I also want to start defining an aesthetic for the game, outside game-design aesthetic. Graphics, logo/symbols, audio. I think I’ll try to make some background music tracks, and maybe contact some artists I like to make some visuals.

Basically, while building the fundations of the game, I would like to also build it’s “vibe”. While it’s inspirations have obvious such vibes, I want this one to still be unique.

Part of it would be to clarify the details of the context in which the player character is. There are many variations of the initial story and context idea I am exploring but the hard part is to decide one that talks to me in particular. Also, what are they seeking in the megastructures?

Among the challenges of this game, the handling of scale is what I suspect will require me to experiment the most this year. How to convey the scale of a megastructure visually? Spatially? How to make it interesting or at least not-boring to go through massive empty spaces? How to handle ennemies that can snipe you from great distances? How to move around in an interesting non-boring way?

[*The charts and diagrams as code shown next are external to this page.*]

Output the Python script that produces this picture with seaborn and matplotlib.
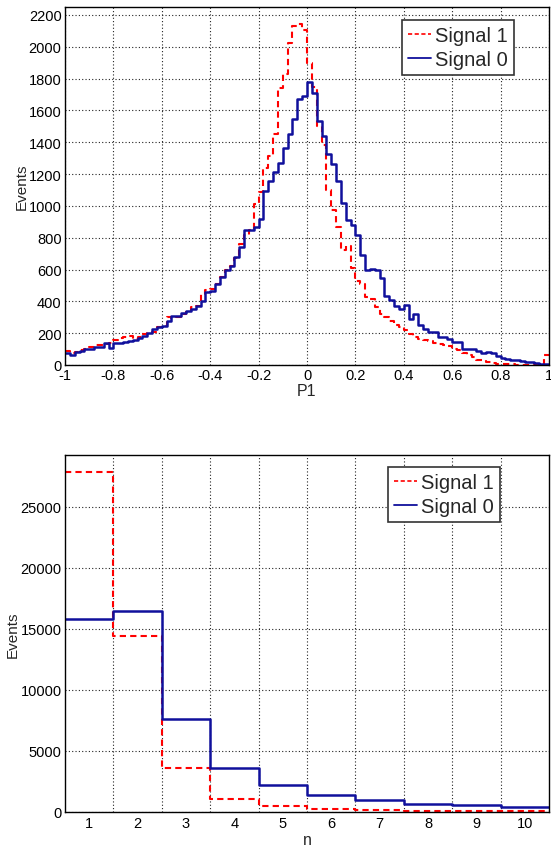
import numpy as np
import pandas as pd
import matplotlib
matplotlib.use("Agg")
import matplotlib.pyplot as plt
from matplotlib.lines import Line2D
from matplotlib.ticker import MultipleLocator, FixedLocator, NullFormatter
import seaborn as sns

# ---------------- data ----------------
p1_lo = -1.0
p1_hi = 1.0
p1_nbins = 100

signal1_p1 = [
    88, 74, 84, 93, 103, 116, 124, 124, 131, 141,
    156, 168, 177, 183, 162, 177, 194, 204, 210, 236,
    242, 299, 295, 299, 320, 341, 362, 373, 446, 472,
    478, 509, 552, 598, 625, 674, 762, 815, 846, 1015,
    1090, 1240, 1315, 1450, 1743, 1827, 2021, 2128, 2143, 2105,
    1901, 1750, 1500, 1385, 1101, 972, 867, 720, 751, 610,
    530, 509, 425, 415, 366, 320, 303, 278, 253, 236,
    219, 196, 179, 165, 154, 148, 137, 133, 127, 117,
    102, 92, 75, 60, 50, 33, 29, 19, 12, 8,
    5, 4, 4, 3, 3, 3, 2, 2, 2, 60,
]
signal0_p1 = [
    74, 63, 84, 88, 99, 103, 114, 114, 137, 109,
    137, 137, 143, 152, 158, 168, 181, 204, 225, 236,
    242, 274, 305, 305, 326, 341, 352, 373, 400, 457,
    467, 509, 552, 594, 625, 678, 741, 846, 846, 867,
    916, 1091, 1154, 1211, 1270, 1364, 1449, 1543, 1670, 1691,
    1779, 1712, 1533, 1442, 1329, 1265, 1154, 1017, 912, 880,
    817, 691, 596, 606, 596, 547, 432, 406, 371, 352,
    377, 290, 321, 254, 227, 210, 206, 179, 179, 165,
    144, 144, 102, 102, 102, 87, 75, 81, 75, 54,
    46, 40, 29, 29, 25, 19, 17, 12, 8, 8,
]

n_labels = ["1", "2", "3", "4", "5", "6", "7", "8", "9", "10"]
signal1_n = [27860, 14390, 3630, 1090, 460, 270, 190, 110, 80, 55]
signal0_n = [15850, 16450, 7640, 3630, 2180, 1365, 955, 685, 545, 410]

series_names = ["Signal 1", "Signal 0"]

# ---------------- styling ----------------
RED = "#ff0000"
BLUE = "#10109c"
FONT = ["Liberation Sans", "DejaVu Sans"]

sns.set_theme(style="white")
plt.rcParams["font.family"] = FONT
plt.rcParams["axes.edgecolor"] = "black"
plt.rcParams["axes.linewidth"] = 1.0

fig = plt.figure(figsize=(5.51, 8.53), dpi=100)
ax1 = fig.add_axes([65 / 551, 1 - 366 / 853, 484 / 551, 358 / 853])
ax2 = fig.add_axes([65 / 551, 1 - 813 / 853, 484 / 551, 357 / 853])

grid_kw = dict(color="#222222", linestyle=(0, (1, 2)), linewidth=0.8)


def style_axes(ax):
    ax.set_facecolor("white")
    for s in ax.spines.values():
        s.set_visible(True)
        s.set_color("black")
        s.set_linewidth(1.0)
    ax.tick_params(axis="both", which="major", direction="in", length=9,
                   width=1.0, colors="black", labelsize=10.5, pad=2.5,
                   top=False, right=False)
    ax.tick_params(axis="both", which="minor", direction="in", length=4.5,
                   width=1.0, colors="black", top=False, right=False)
    ax.set_axisbelow(True)


# ---------------- top panel ----------------
edges = np.linspace(p1_lo, p1_hi, p1_nbins + 1)
centers = (edges[:-1] + edges[1:]) / 2
df1 = pd.DataFrame({
    "P1": np.concatenate([centers, centers]),
    "Events": np.concatenate([signal1_p1, signal0_p1]).astype(float),
    "series": [series_names[0]] * p1_nbins + [series_names[1]] * p1_nbins,
})

sns.histplot(data=df1[df1.series == "Signal 1"], x="P1", weights="Events",
             bins=p1_nbins, binrange=(p1_lo, p1_hi), element="step",
             fill=False, color=RED, linestyle=(0, (3, 2)), linewidth=1.5,
             ax=ax1)
sns.histplot(data=df1[df1.series == "Signal 0"], x="P1", weights="Events",
             bins=p1_nbins, binrange=(p1_lo, p1_hi), element="step",
             fill=False, color=BLUE, linewidth=1.8, ax=ax1)

style_axes(ax1)
ax1.set_xlim(-1, 1)
ax1.set_ylim(0, 2250)
ax1.xaxis.set_major_locator(MultipleLocator(0.2))
ax1.xaxis.set_minor_locator(MultipleLocator(0.05))
ax1.yaxis.set_major_locator(MultipleLocator(200))
ax1.yaxis.set_minor_locator(MultipleLocator(50))
ax1.xaxis.set_major_formatter(plt.FuncFormatter(lambda v, p: f"{round(v, 2):g}"))
ax1.grid(True, which="major", **grid_kw)
ax1.set_xlabel("P1", fontsize=11.5)
ax1.set_ylabel("Events", fontsize=11)
ax1.xaxis.set_label_coords(0.5, -0.05)
ax1.yaxis.set_label_coords(-0.074, 0.5)

# ---------------- bottom panel ----------------
n_pos = np.arange(1, len(n_labels) + 1)
n_edges = np.arange(0.5, len(n_labels) + 1.0, 1.0)
df2 = pd.DataFrame({
    "n": np.concatenate([n_pos, n_pos]).astype(float),
    "Events": np.concatenate([signal1_n, signal0_n]).astype(float),
    "series": [series_names[0]] * len(n_pos) + [series_names[1]] * len(n_pos),
})
sns.histplot(data=df2[df2.series == "Signal 1"], x="n", weights="Events",
             bins=len(n_labels), binrange=(0.5, len(n_labels) + 0.5),
             element="step", fill=False, color=RED, linestyle=(0, (3, 2)),
             linewidth=1.5, ax=ax2)
sns.histplot(data=df2[df2.series == "Signal 0"], x="n", weights="Events",
             bins=len(n_labels), binrange=(0.5, len(n_labels) + 0.5),
             element="step", fill=False, color=BLUE, linewidth=1.8, ax=ax2)

style_axes(ax2)
ax2.set_xlim(0.5, 10.5)
ax2.set_ylim(0, 29250)
ax2.xaxis.set_major_locator(FixedLocator(n_edges[1:-1]))
ax2.xaxis.set_major_formatter(NullFormatter())
ax2.xaxis.set_minor_locator(FixedLocator(n_pos))
ax2.set_xticklabels(n_labels, minor=True)
ax2.tick_params(axis="x", which="major", length=0)
ax2.tick_params(axis="x", which="minor", length=0, labelsize=10.5, pad=3)
ax2.yaxis.set_major_locator(MultipleLocator(5000))
ax2.yaxis.set_minor_locator(MultipleLocator(1000))
ax2.grid(True, which="major", **grid_kw)
ax2.set_xlabel("n", fontsize=11.5)
ax2.set_ylabel("Events", fontsize=11)
ax2.xaxis.set_label_coords(0.5, -0.055)
ax2.yaxis.set_label_coords(-0.094, 0.5)

# ---------------- legends ----------------
handles = [
    Line2D([], [], color=RED, linestyle=(0, (2.5, 1.5)), linewidth=1.2),
    Line2D([], [], color=BLUE, linewidth=1.3),
]
for ax, bbox in ((ax1, ((402 - 65) / 484, (366 - 21) / 358)),
                 (ax2, ((388 - 65) / 484, (813 - 468) / 357))):
    leg = ax.legend(handles, series_names, loc="upper left",
                    bbox_to_anchor=bbox, frameon=True, fancybox=False,
                    fontsize=14.5, handlelength=1.15, handletextpad=0.2,
                    borderpad=0.3, labelspacing=0.25, borderaxespad=0.0)
    leg.get_frame().set_edgecolor("#333333")
    leg.get_frame().set_linewidth(1.2)
    leg.get_frame().set_facecolor("white")
    leg.get_frame().set_alpha(1.0)

fig.savefig("out.png", dpi=100, facecolor="white")
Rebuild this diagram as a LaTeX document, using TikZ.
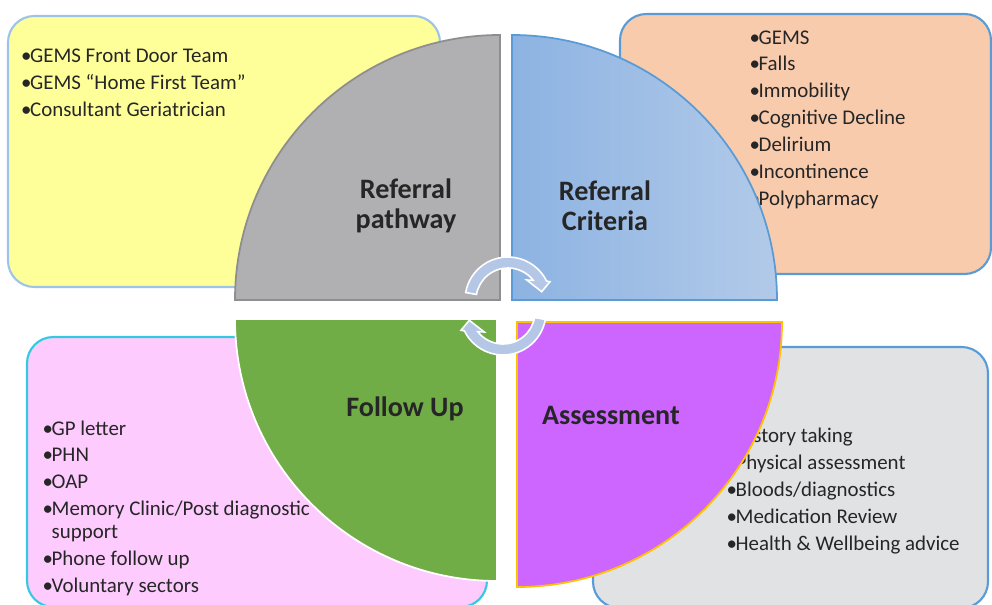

I also have a technical fear right now: I chose Godot mainly with the idea to benefit from it’s editing power. However for editing the game itself, I will still have to make an in-game editor because I cannot use the scene system of Godot to represent the game’s content but I still need to be able to make hand-crafted parts of the megastructures. This basically reduces the usefulness of Godot and as GDExtension is nice but unperfect I might end up just switching to a 3D framework in C++ to remove a layer of complexity. Although right now Godot provides UI and visual setup which is far faster to make through it than through any such C++ framework that I have experimented with. I will try this year to take more notes of the cost of this setup using Godot so that I can decide better next year if it’s worth continuing.